The time-honored tradition of veteran rest days has helped Whitworth get within reach of those milestones. However, what's been arguably most important is how he's taken care of himself during the offseason.
Playing well into his 30s at one of the game's most physically demanding positions puts him in rare company, perhaps in a position to give the advice rather than ask for it.
"I say this as humbly and respectfully as I can, I think I've outlasted most of them," Whitworth said with a laugh, when a reporter in August asked if he had solicited advice from other left tackles who managed to achieve the feat.
By Whitworth's observation, most of those left tackles' playing careers had ended in their early- to mid-thirties, but that doesn't mean he hasn't learned from them.
Watching players like Jonathan Ogden, Willie Anderson and Orlando Pace at the beginning of his NFL career, Whitworth's biggest takeaway was managing his health better as he got older. Whitworth estimated weighing around "345 or 350" pounds in the early stages of his career. Weighing 342 pounds at age 30, he made a commitment at that time to report to each successive training camp at a lighter weight – an approach that undoubtedly has aided the longevity of his NFL career.

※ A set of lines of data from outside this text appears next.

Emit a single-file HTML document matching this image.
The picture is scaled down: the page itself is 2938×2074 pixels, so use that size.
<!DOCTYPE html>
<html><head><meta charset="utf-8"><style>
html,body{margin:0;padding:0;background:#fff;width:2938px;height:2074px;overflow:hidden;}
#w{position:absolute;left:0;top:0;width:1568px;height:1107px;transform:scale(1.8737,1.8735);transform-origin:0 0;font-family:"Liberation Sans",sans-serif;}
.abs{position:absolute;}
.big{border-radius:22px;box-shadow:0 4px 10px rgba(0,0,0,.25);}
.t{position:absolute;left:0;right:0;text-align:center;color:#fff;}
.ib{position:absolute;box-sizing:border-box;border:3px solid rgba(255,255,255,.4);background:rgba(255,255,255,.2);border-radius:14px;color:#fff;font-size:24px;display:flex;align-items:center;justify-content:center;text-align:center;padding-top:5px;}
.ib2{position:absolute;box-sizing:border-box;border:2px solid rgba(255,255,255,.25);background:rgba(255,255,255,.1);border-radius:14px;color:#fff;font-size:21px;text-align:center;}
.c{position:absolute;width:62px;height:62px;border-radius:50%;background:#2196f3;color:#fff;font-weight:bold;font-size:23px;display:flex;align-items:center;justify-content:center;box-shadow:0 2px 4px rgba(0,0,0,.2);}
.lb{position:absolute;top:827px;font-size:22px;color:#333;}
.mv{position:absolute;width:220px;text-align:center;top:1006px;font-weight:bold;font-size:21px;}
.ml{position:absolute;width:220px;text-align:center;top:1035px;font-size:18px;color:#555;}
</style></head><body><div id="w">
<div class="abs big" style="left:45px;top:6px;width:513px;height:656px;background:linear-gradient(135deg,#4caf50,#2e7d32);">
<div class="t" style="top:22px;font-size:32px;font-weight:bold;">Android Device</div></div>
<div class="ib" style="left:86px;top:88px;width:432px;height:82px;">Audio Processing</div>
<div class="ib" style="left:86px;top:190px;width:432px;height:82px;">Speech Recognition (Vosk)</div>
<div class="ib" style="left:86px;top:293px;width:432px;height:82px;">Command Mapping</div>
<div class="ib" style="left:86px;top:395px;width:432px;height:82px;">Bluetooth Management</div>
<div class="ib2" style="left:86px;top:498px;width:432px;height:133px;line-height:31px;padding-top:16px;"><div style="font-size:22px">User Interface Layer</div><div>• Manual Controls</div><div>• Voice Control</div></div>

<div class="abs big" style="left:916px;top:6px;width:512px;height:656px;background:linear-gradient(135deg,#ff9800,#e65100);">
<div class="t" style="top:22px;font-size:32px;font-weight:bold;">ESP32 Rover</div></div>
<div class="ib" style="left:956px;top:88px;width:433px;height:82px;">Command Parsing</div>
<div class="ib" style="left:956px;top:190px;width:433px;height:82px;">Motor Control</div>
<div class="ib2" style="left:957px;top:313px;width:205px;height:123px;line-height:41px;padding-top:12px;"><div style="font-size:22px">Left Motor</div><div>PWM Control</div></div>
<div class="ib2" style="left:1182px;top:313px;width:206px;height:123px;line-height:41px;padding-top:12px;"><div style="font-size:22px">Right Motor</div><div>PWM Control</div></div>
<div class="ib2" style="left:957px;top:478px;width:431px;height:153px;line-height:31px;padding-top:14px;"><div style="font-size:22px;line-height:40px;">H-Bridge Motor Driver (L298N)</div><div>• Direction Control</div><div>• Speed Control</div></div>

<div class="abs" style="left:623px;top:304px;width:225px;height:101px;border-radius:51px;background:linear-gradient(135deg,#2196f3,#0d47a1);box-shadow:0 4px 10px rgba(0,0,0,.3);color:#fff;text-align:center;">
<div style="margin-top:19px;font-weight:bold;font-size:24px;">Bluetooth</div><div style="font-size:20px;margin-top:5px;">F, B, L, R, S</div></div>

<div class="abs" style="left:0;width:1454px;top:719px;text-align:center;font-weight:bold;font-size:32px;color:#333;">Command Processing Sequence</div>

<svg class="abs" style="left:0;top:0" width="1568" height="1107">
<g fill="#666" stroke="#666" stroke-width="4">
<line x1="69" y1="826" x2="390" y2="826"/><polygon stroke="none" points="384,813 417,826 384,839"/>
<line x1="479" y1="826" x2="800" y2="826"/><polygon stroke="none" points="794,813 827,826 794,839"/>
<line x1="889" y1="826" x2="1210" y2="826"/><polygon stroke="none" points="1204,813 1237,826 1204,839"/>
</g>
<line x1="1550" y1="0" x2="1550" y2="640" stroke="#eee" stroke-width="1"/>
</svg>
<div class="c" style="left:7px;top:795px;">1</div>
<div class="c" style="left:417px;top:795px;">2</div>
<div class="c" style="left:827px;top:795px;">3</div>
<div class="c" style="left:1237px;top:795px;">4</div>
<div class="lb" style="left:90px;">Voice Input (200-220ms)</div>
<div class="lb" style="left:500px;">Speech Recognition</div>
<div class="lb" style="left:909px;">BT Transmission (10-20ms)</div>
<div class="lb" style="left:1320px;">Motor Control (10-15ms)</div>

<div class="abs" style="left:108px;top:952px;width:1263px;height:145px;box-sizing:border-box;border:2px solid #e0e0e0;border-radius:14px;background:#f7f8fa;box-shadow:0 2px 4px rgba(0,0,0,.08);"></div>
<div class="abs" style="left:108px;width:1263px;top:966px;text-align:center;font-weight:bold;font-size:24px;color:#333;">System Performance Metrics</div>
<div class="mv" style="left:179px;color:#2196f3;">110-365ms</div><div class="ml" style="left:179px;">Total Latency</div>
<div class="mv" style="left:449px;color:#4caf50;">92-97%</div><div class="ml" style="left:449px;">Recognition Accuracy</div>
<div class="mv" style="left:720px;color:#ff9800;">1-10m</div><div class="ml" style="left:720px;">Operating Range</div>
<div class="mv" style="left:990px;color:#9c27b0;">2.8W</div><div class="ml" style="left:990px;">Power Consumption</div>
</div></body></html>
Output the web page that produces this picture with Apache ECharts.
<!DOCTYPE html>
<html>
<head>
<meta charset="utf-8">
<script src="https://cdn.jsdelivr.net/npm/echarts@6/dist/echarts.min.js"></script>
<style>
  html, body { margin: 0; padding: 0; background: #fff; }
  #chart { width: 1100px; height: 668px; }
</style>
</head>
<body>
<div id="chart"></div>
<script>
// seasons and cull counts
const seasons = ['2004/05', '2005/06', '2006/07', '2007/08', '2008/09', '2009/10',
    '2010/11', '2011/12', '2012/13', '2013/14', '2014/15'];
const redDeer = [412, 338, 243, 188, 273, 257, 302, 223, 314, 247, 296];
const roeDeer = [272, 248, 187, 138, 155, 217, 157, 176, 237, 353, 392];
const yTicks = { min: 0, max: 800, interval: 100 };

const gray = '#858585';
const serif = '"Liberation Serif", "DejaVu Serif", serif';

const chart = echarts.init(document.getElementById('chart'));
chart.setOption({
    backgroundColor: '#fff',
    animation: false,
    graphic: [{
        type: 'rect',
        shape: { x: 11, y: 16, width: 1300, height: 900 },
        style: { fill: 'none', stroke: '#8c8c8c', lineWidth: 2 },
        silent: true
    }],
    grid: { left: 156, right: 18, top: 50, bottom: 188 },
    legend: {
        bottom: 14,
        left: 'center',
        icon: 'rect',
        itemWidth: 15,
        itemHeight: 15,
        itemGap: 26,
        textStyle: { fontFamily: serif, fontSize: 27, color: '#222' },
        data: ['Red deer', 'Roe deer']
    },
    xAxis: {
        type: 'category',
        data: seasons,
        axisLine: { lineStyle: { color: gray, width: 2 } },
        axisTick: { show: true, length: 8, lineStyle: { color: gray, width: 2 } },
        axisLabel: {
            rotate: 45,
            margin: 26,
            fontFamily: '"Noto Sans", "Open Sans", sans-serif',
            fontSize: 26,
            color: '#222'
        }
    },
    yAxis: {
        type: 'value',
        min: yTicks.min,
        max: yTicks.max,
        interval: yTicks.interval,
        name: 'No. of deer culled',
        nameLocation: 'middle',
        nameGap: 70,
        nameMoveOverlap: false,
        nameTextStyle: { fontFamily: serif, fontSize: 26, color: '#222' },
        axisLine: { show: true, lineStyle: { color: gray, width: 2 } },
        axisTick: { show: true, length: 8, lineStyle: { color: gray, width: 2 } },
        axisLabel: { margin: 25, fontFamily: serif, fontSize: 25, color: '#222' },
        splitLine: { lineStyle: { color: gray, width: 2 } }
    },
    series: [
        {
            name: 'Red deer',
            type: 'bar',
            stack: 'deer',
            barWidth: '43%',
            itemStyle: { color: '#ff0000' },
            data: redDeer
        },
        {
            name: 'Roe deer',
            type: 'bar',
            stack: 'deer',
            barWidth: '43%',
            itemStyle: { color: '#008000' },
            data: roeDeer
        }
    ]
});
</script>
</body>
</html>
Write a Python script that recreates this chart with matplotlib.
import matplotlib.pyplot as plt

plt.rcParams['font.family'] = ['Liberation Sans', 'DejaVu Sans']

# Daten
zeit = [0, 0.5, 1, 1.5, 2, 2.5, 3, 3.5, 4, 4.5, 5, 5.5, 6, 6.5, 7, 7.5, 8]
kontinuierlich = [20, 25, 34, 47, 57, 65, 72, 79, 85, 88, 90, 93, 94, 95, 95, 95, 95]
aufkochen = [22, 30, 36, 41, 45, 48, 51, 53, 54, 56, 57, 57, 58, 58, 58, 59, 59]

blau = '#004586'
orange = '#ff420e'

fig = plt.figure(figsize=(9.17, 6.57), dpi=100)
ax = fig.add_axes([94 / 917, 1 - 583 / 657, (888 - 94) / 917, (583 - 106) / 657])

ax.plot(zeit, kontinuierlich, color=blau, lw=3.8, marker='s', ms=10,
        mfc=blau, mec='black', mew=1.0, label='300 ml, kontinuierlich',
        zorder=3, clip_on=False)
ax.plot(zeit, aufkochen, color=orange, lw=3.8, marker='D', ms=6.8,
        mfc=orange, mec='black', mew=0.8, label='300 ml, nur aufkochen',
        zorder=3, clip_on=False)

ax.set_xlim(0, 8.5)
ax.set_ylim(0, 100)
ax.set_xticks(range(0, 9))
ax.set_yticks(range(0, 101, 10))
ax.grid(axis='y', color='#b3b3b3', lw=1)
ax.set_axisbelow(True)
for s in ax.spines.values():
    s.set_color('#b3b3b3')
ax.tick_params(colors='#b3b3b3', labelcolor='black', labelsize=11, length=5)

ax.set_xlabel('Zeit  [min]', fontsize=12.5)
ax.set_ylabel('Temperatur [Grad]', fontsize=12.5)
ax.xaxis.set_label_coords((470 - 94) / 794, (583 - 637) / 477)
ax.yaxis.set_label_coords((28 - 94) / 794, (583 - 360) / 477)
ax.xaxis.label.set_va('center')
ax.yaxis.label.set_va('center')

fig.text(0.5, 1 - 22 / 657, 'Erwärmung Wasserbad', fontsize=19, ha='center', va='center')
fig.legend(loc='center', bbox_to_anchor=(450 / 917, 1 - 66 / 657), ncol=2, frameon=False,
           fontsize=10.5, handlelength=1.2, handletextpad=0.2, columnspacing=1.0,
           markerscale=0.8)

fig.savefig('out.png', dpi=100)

He said he entered this year's training camp around 314, 315.
"I mean, still today, he's developing as a player and just continuing to get himself leaner and quicker and faster," said Rams run game coordinator and offensive line coach Aaron Kromer, who has worked with three-time Pro Bowl guard Kyle Long and other greats at previous coaching stops, on the Rams Revealed podcast. "I would tell you that, there's a lot of times I bet you he feels quicker now than he did six years ago, because he really knows how to train, you become smarter, you know how your body works better as time goes on, you know what works for you better, those kinds of things. He's not slowing down."
The approach, according to Whitworth, is simply a combination of a disciplined diet and exercise.
"I'm a huge golfer, you guys know that," Whitworth said. "I try to train in the mornings and then I golf all afternoon. At night, it's usually a pick-up game with my kids, with my boys."